Note also that the speaker doesn’t say what war he’s fighting in, nor who he’s fighting against. This suggests that the war's sheer brutality and horror overshadow whatever politics started it the first place.
These lines are written in iambic pentameter, as will be the case for much of the poem: each line has, more or less, five poetic feet, each consisting of a da DUM syllable pattern. It's easy to hear this rhythm in the poem’s third line:
Through granites which titanic wars had groined.
These lines also introduce the poem's pseudo rhyme scheme, which will be a combination of slant rhyme and something called pararhyme. This is when words contain the same consonant sounds in the same order (but different vowels) and can be seen with "escaped" and "scooped." The same thing will happen with "groined" and "groaned" in line 4 . Owens was known for his use of pararhyme, especially in this poem, and there will be more and more of these pairs.
The poem's rhymes, such as they are, fall into heroic couplets (rhyming couplets of iambic pentamer)—or, maybe it's more accurate to say failed heroic couplets, where the rhymes fail to fully line up. As their name suggests, heroic couplets are often used to describe heroism and bravery in idealized ways. The poem’s failed rhymes suggest that it is intentionally messing with the form, as if to show the reader what heroic couplets look like after they’ve actually been to a real battle.
The opening two lines of the poem are also enjambed—which gives a sense of the speed of the speaker’s escape from battle. Line 3 is then end-stopped, and from there forward the poem uses a lot of end-stops—which tend to cut off one line from another. There is a sense of separation, of failed reunion, in the structure of the lines (which will eventually be important to the poem thematically).
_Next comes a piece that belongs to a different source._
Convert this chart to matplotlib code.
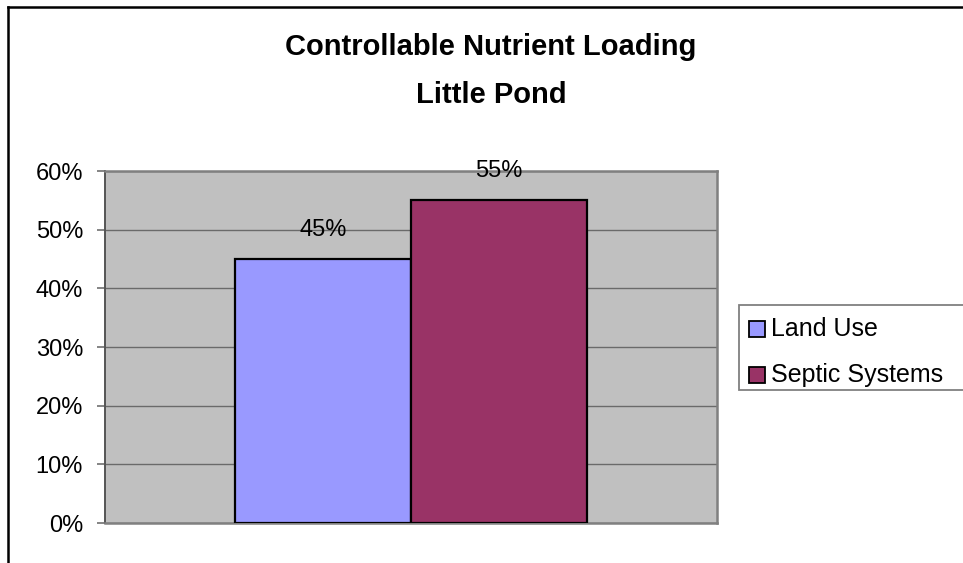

These lines also exhibit another poetic device that will be important to the poem: alliteration. For example, take the /gr/ sound that appears in "granites" and "groined." The heavy alliteration in the poem gives it a very literary feeling—this poem is not trying to imitate every day, conversational speech. Even as the poem resists literary tradition, roughing up its heroic couplets, it also wants to feel sophisticated.